Ever wondered why 85% of the venison eaten in U.S. restaurants comes from New Zealand? Deer are a pest there. They were introduced in the 19th Century and, like rabbits in Australia, multiplied like crazy because they had no natural predators. The mild flavor of New Zealand venison is due to a diet of vegetables poached from farms, much against the farmers’ wishes.

And the Roe Is Terrific

The Japanese eat more venison per capita than Americans. Here’s a typical recipe: Don’t cook it. They like their venison as sashimi.

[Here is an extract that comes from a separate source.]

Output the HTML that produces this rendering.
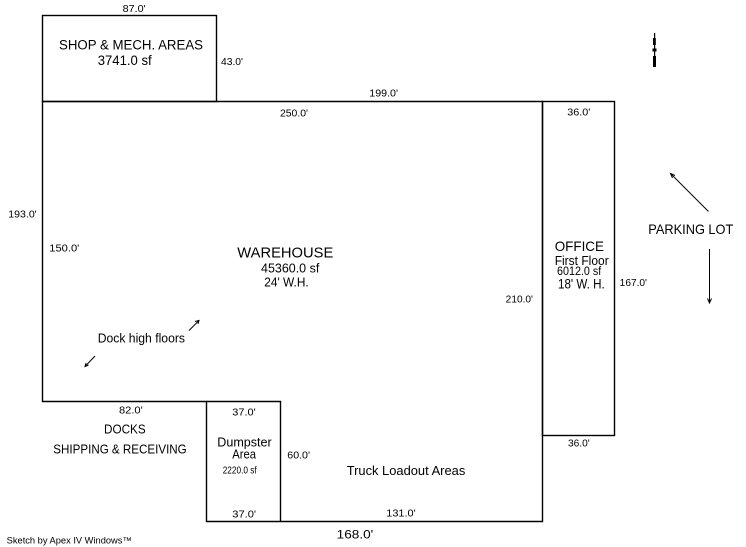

Warning: Contains No Milli Vanilli Jokes

On a chocolate bar label you’ll probably see the word vanillin (accent on the first syllable: van- illin). It’s one part of the vanilla flavor, but only one--real vanilla, made from the seed pod of an orchid, contains hundreds of flavoring elements. Commercial vanillin is artificially made from wood pulp and lacks the richness of real vanilla, but unlike real vanilla, it can survive the kind of cooking needed to make a chocolate bar.

Don’t Ask Kwai

There’s a new garlic pill on the market, said to reduce cholesterol by around 11% without the necessity of eating garlic as such. The brand name is Kwai (as in the River Kwai, though the pill is from Germany) and only 5% of the people who take it are said to smell garlicky. However, you have to eat six tablets a day for the equivalent of chewing up one whole raw clove.